Konjonktür politikası aracı olarak maliye politikasının temel görevi, enflasyonist ve deflasyonist gelişmelerle mücadeledir. Eksik istihdam düzeyinde bulunan bir ekonomiyi genişletebilmek için toplam talebi artırıcı yöntemlerin uygulanması gerekmektedir. Ekonomiyi genişletebilmek için vergilerde değişiklik yapılmaksızın devlet giderlerinde artış yapmak veya giderleri değiştirmeksizin devlet gelirlerinde özellikle vergi gelirlerinde azaltma yapmak yöntemlerine başvurulabilir. Günümüzde enflasyon önemli bir sorundur. Enflasyonu önlemenin yolu talebi kısmaktır. Arz artırımı kendine ek talep yaratacağından talebin kısılması enflasyonla mücadelede gereklidir. Vergi politikaları enflasyonla mücadelede etkin bir araçtır.

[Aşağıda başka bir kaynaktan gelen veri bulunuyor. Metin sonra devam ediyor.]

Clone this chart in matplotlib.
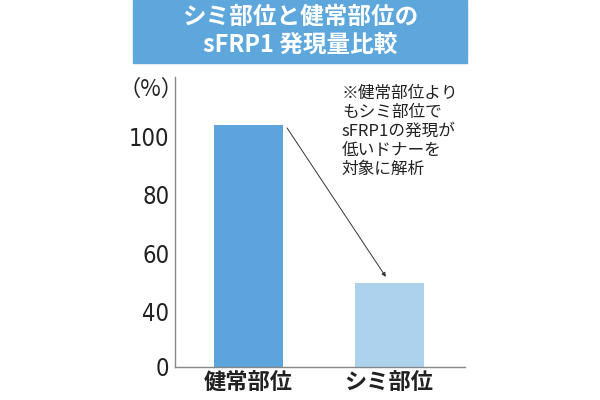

Enflasyonun sebeplerinden olan kamu harcamalarının kısılması efektif talebi her zaman daraltmaz. Çünkü enflasyon dönemlerinde milli gelir ve istihdam seviyesi yüksektir. Eğer vergiler yükseltilmezse kamu harcamalarındaki azalmanın yerini özel harcamalar alabilir. Ayrıca az gelişmiş ülkelerde kamu harcamalarını kısmak zordur. Enflasyonla mücadelede şahıs gelirlerini vergi politikaları ile azaltmak mümkün ve uygun olacaktır. Enflasyon dönemlerinde vergiler ‘pay as you go’ usulüne göre alınmalıdır. Vergi matrahların değer üzerinden alınması matrahların donmasını önlemektedir. Ayrıca teşvik edici politikalarla arz artırılmaya çalışılmalıdır. Enflasyon dönemlerinde gayri safi vergi yükünü artırmak mükellefleri likiditelerden yoksun bırakmak ve bütçe fazlası meydana getirmek ekonomideki likidite fazlasını emmek bakımından önemlidir. Uygulanacak olan vergi politikası düzenleyici bir vergi politikasıdır. Öncelikle enflasyonu besler nitelikteki istisna ve muaflıklar uygulamadan kaldırılmalıdır. Dolaylı vergiler gelirin kullanımı üzerinden alındığı için likidite fazlasını gecikmeksizin hemen alırken, dolaysız vergiler doğrudan doğruya gelir ve servet üzerinden alındıklarından likidite fazlasını bir yıl gecikme ile emerler. Gelir üzerinden alınan vergilerin ‘pay as you as’ yöntemine göre tahsili likiditeyi emmesi ve paranın değer kaybetmesinden dolayı devletin zarar görmesini engellemesi açısından olumludur.